# For Sale: Avet MXL



## warbirdfan (Sep 4, 2008)

Cleaning out the tackle stash of things not used...

(1) AVET MXL, gold, leftie, mint condition. Used VERY little as I never got the hang of conventional. Oh, also mag'ed.
In box - $150.


----------



## Frogfish (Nov 6, 2007)

warbirdfan said:


> Cleaning out the tackle stash of things not used...
> 
> (1) AVET MXL, gold, leftie, mint condition. Used VERY little as I never got the hang of conventional. Oh, also mag'ed.
> In box - $150.


is it a custom mag or the avet MC?


----------



## warbirdfan (Sep 4, 2008)

Custom mag done by fellow at James Tackle.


----------



## Frogfish (Nov 6, 2007)

warbirdfan said:


> Custom mag done by fellow at James Tackle.

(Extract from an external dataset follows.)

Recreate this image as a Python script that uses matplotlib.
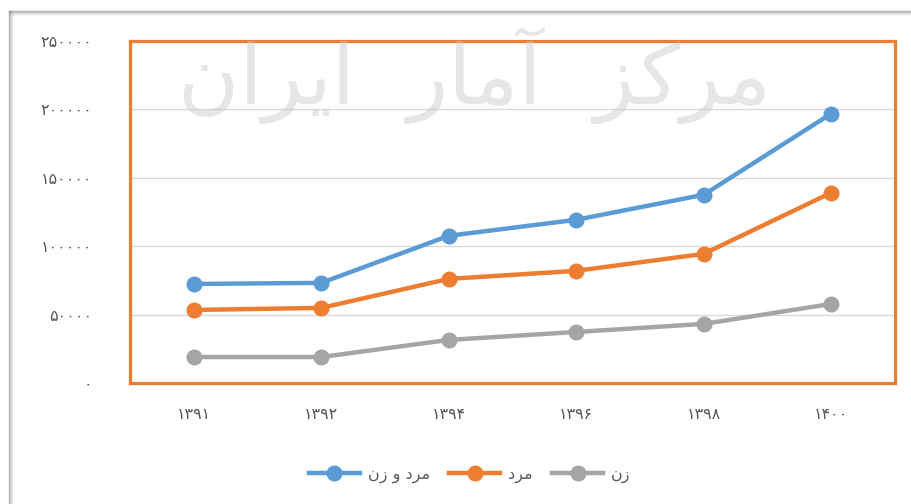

Where in NoVa are you located?


----------



## warbirdfan (Sep 4, 2008)

Live out by Front Royal, work in Falls Church


----------



## Frogfish (Nov 6, 2007)

warbirdfan said:


> Live out by Front Royal, work in Falls Church


I live in Gaithersburg, MD. Want to meet somewhere halfway? I will take the reel


----------



## warbirdfan (Sep 4, 2008)

Sold


----------